_Prompt:_
Produce an exact copy of the lines below that run from the line containing "Generate a web" to the line containing "5.42, 5.69, 7.04];", inclusive; any picture is omitted.

** Start Records shown **

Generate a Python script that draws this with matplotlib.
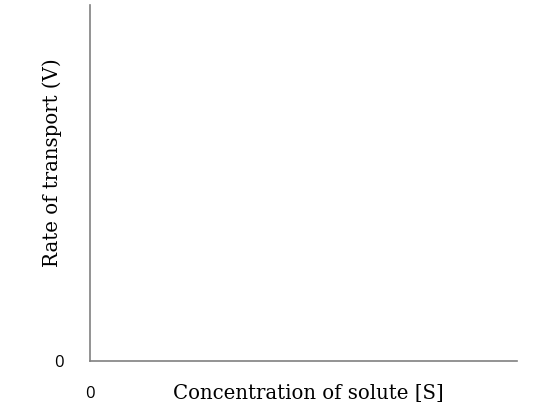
#!/usr/bin/env python3

import matplotlib
matplotlib.use("Agg")
import matplotlib.pyplot as plt

# axis content (the chart is an empty template)
x_label = "Concentration of solute [S]"
y_label = "Rate of transport (V)"
x_ticks = [0]
y_ticks = [0]
x_tick_labels = ["0"]
y_tick_labels = ["0"]
x_range = [0, 10]
y_range = [0, 10]

fig = plt.figure(figsize=(5.34, 4.09), dpi=100)
ax = fig.add_axes([90/534, 1-361/409, (517-90)/534, (361-5)/409])

ax.set_xlim(x_range)
ax.set_ylim(y_range)
ax.set_xticks(x_ticks)
ax.set_yticks(y_ticks)
ax.set_xticklabels(x_tick_labels, fontfamily="Open Sans", fontsize=12)
ax.set_yticklabels(y_tick_labels, fontfamily="Open Sans", fontsize=12)
ax.tick_params(axis="x", length=0, pad=18)
ax.tick_params(axis="y", length=0, pad=19)

for s in ["top", "right"]:
    ax.spines[s].set_visible(False)
for s in ["left", "bottom"]:
    ax.spines[s].set_color("#808080")
    ax.spines[s].set_linewidth(1.2)

# labels placed by hand, like the original
fig.text(308/534, 1-394/409, x_label, fontfamily="DejaVu Serif", fontsize=14.2,
         ha="center", va="center")
fig.text(52/534, 1-163/409, y_label, fontfamily="DejaVu Serif", fontsize=14.2,
         ha="center", va="center", rotation=90)

fig.savefig("out.png", dpi=100)
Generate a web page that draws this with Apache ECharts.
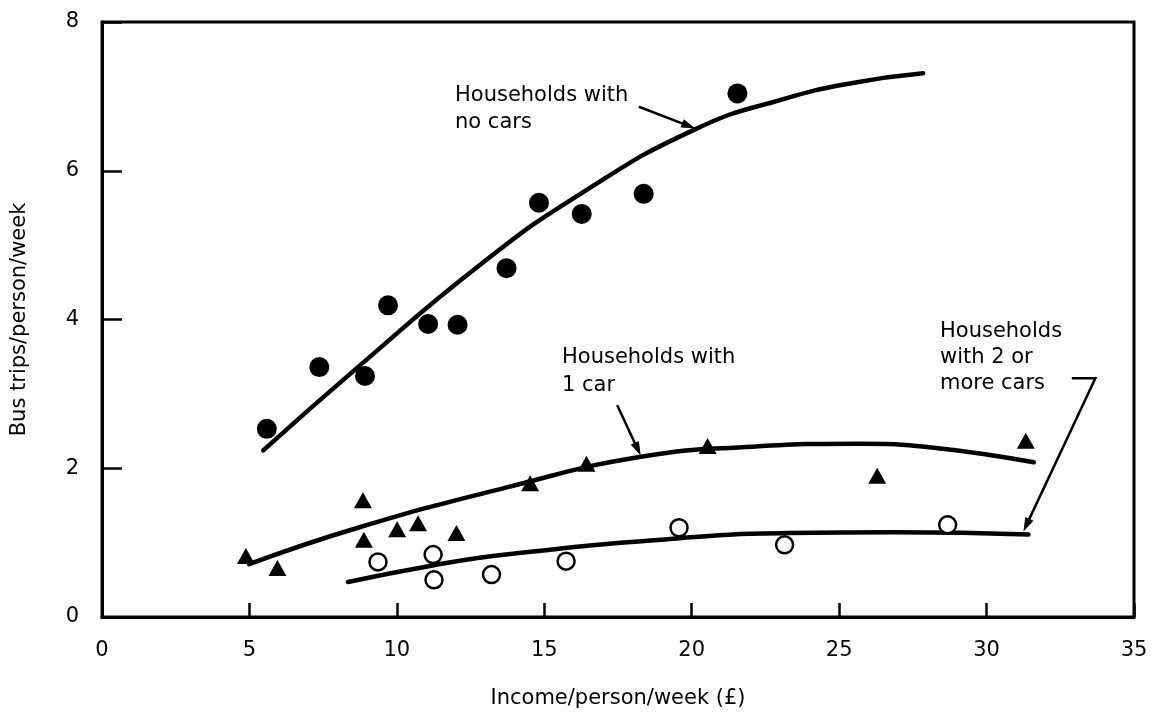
<!DOCTYPE html>
<html>
<head>
<meta charset="utf-8">
<title>Bus trips by income and car ownership</title>
<script src="https://cdn.jsdelivr.net/npm/echarts@6/dist/echarts.min.js"></script>
<style>
  html, body { margin: 0; padding: 0; background: #fff; }
  #chart { width: 1158px; height: 714px; }
</style>
</head>
<body>
<div id="chart"></div>
<script>
// Observed bus trips per person per week against income per person per week (£)
const noCarIncome  = [5.59, 7.37, 8.92, 9.70, 11.06, 12.06, 13.72, 14.82, 16.27, 18.37, 21.55];
const noCarTrips   = [2.53, 3.36, 3.24, 4.19, 3.94, 3.93, 4.69, 5.57, 5.42, 5.69, 7.04];

const oneCarIncome = [4.88, 5.95, 8.85, 8.88, 10.01, 10.72, 12.02, 14.52, 16.43, 20.54, 26.29, 31.33];
const oneCarTrips  = [0.82, 0.66, 1.57, 1.04, 1.18, 1.26, 1.13, 1.80, 2.06, 2.30, 1.90, 2.37];

const twoCarIncome = [9.36, 11.23, 11.26, 13.21, 15.74, 19.57, 23.15, 28.68];
const twoCarTrips  = [0.74, 0.84, 0.50, 0.57, 0.75, 1.20, 0.97, 1.24];

// Fitted trend curves
const noCarFitIncome  = [5.47, 8.68, 12.87, 16.27, 20.13, 23.08, 25.46, 27.85];
const noCarFitTrips   = [2.24, 3.36, 4.75, 5.70, 6.56, 6.96, 7.18, 7.31];

const oneCarFitIncome = [4.99, 8.68, 13.70, 18.23, 22.06, 25.70, 28.13, 31.60];
const oneCarFitTrips  = [0.71, 1.20, 1.74, 2.15, 2.29, 2.33, 2.28, 2.08];

const twoCarFitIncome = [8.34, 11.17, 13.70, 19.57, 23.27, 26.92, 31.42];
const twoCarFitTrips  = [0.47, 0.69, 0.84, 1.06, 1.13, 1.14, 1.11];

// Axis ticks
const xTicks = [0, 5, 10, 15, 20, 25, 30, 35];
const yTicks = [0, 2, 4, 6, 8];

// Label pointers (income, trips); each ends in an arrowhead at its last point
const pointerNoCar  = [[18.21, 6.86], [20.12, 6.57]];
const pointerOneCar = [[17.47, 2.85], [18.27, 2.17]];
const pointerTwoCar = [[32.89, 3.21], [33.69, 3.21], [31.25, 1.15]];

const zip = (xs, ys) => xs.map((x, i) => [x, ys[i]]);

const FONT = 'DejaVu Sans';
const INK = '#000';

const chart = echarts.init(document.getElementById('chart'), null, { renderer: 'canvas' });

const fitLine = (xs, ys) => ({
  type: 'line',
  data: zip(xs, ys),
  smooth: 0.5,
  showSymbol: false,
  symbol: 'none',
  lineStyle: { color: INK, width: 4.5, cap: 'round' },
  z: 3,
  silent: true
});

// Leader line with a filled arrowhead, projected through the cartesian axes
const pointer = (coords) => ({
  type: 'custom',
  coordinateSystem: 'cartesian2d',
  data: [coords[coords.length - 1]],
  silent: true,
  z: 5,
  renderItem: (params, api) => {
    const pts = coords.map(c => api.coord(c));
    const tip = pts[pts.length - 1];
    const prev = pts[pts.length - 2];
    const dx = tip[0] - prev[0], dy = tip[1] - prev[1];
    const len = Math.hypot(dx, dy);
    const ux = dx / len, uy = dy / len;
    const headLen = 14, headHalf = 4.5;
    const bx = tip[0] - ux * headLen, by = tip[1] - uy * headLen;
    const shaft = pts.slice(0, -1).concat([[bx + ux * 2, by + uy * 2]]);
    return {
      type: 'group',
      children: [
        {
          type: 'polyline',
          shape: { points: shaft },
          style: { stroke: INK, lineWidth: 2.5, fill: null, lineJoin: 'miter' }
        },
        {
          type: 'polygon',
          shape: { points: [tip, [bx - uy * headHalf, by + ux * headHalf], [bx + uy * headHalf, by - ux * headHalf]] },
          style: { fill: INK, stroke: null }
        }
      ]
    };
  }
});

chart.setOption({
  backgroundColor: '#fff',
  animation: false,
  textStyle: { fontFamily: FONT, color: INK },
  grid: {
    left: 102, top: 22, width: 1032, height: 603,
    show: true, borderColor: INK, borderWidth: 3, backgroundColor: 'transparent'
  },
  xAxis: {
    type: 'value',
    min: xTicks[0], max: xTicks[xTicks.length - 1], interval: 5,
    name: 'Income/person/week (£)',
    nameLocation: 'middle', nameGap: 71,
    nameTextStyle: { fontFamily: FONT, fontSize: 21, color: INK },
    axisLine: { show: true, lineStyle: { color: INK, width: 3 } },
    axisTick: { show: true, inside: true, length: 14, lineStyle: { color: INK, width: 2.5 } },
    axisLabel: { margin: 23, fontFamily: FONT, fontSize: 21, color: INK },
    splitLine: { show: false }
  },
  yAxis: {
    type: 'value',
    min: yTicks[0], max: yTicks[yTicks.length - 1], interval: 2,
    name: 'Bus trips/person/week',
    nameLocation: 'middle', nameGap: 72, nameRotate: 90,
    nameTextStyle: { fontFamily: FONT, fontSize: 21, color: INK },
    axisLine: { show: true, lineStyle: { color: INK, width: 3 } },
    axisTick: { show: true, inside: true, length: 20, lineStyle: { color: INK, width: 2.5 } },
    axisLabel: { margin: 23, fontFamily: FONT, fontSize: 21, color: INK },
    splitLine: { show: false }
  },
  series: [
    fitLine(noCarFitIncome, noCarFitTrips),
    fitLine(oneCarFitIncome, oneCarFitTrips),
    fitLine(twoCarFitIncome, twoCarFitTrips),
    {
      name: 'No cars',
      type: 'scatter',
      data: zip(noCarIncome, noCarTrips),
      symbol: 'circle', symbolSize: 20,
      itemStyle: { color: INK, opacity: 1 },
      z: 4
    },
    {
      name: '1 car',
      type: 'scatter',
      data: zip(oneCarIncome, oneCarTrips),
      symbol: 'triangle', symbolSize: [18, 16],
      itemStyle: { color: INK, opacity: 1 },
      z: 4
    },
    {
      name: '2 or more cars',
      type: 'scatter',
      data: zip(twoCarIncome, twoCarTrips),
      symbol: 'circle', symbolSize: 17,
      itemStyle: { color: '#fff', borderColor: INK, borderWidth: 2.5, opacity: 1 },
      z: 4
    },
    pointer(pointerNoCar),
    pointer(pointerOneCar),
    pointer(pointerTwoCar)
  ],
  graphic: [
    {
      type: 'text', left: 455, top: 82, z: 10,
      style: { text: 'Households with\nno cars', font: '21px "DejaVu Sans"', lineHeight: 27, fill: INK }
    },
    {
      type: 'text', left: 562, top: 344, z: 10,
      style: { text: 'Households with\n1 car', font: '21px "DejaVu Sans"', lineHeight: 28, fill: INK }
    },
    {
      type: 'text', left: 940, top: 319, z: 10,
      style: { text: 'Households\nwith 2 or\nmore cars', font: '21px "DejaVu Sans"', lineHeight: 26, fill: INK }
    }
  ]
});
</script>
</body>
</html>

** End Records shown **

_Task response:_
Generate a web page that draws this with Apache ECharts.
<!DOCTYPE html>
<html>
<head>
<meta charset="utf-8">
<title>Bus trips by income and car ownership</title>
<script src="https://cdn.jsdelivr.net/npm/echarts@6/dist/echarts.min.js"></script>
<style>
  html, body { margin: 0; padding: 0; background: #fff; }
  #chart { width: 1158px; height: 714px; }
</style>
</head>
<body>
<div id="chart"></div>
<script>
// Observed bus trips per person per week against income per person per week (£)
const noCarIncome  = [5.59, 7.37, 8.92, 9.70, 11.06, 12.06, 13.72, 14.82, 16.27, 18.37, 21.55];
const noCarTrips   = [2.53, 3.36, 3.24, 4.19, 3.94, 3.93, 4.69, 5.57, 5.42, 5.69, 7.04];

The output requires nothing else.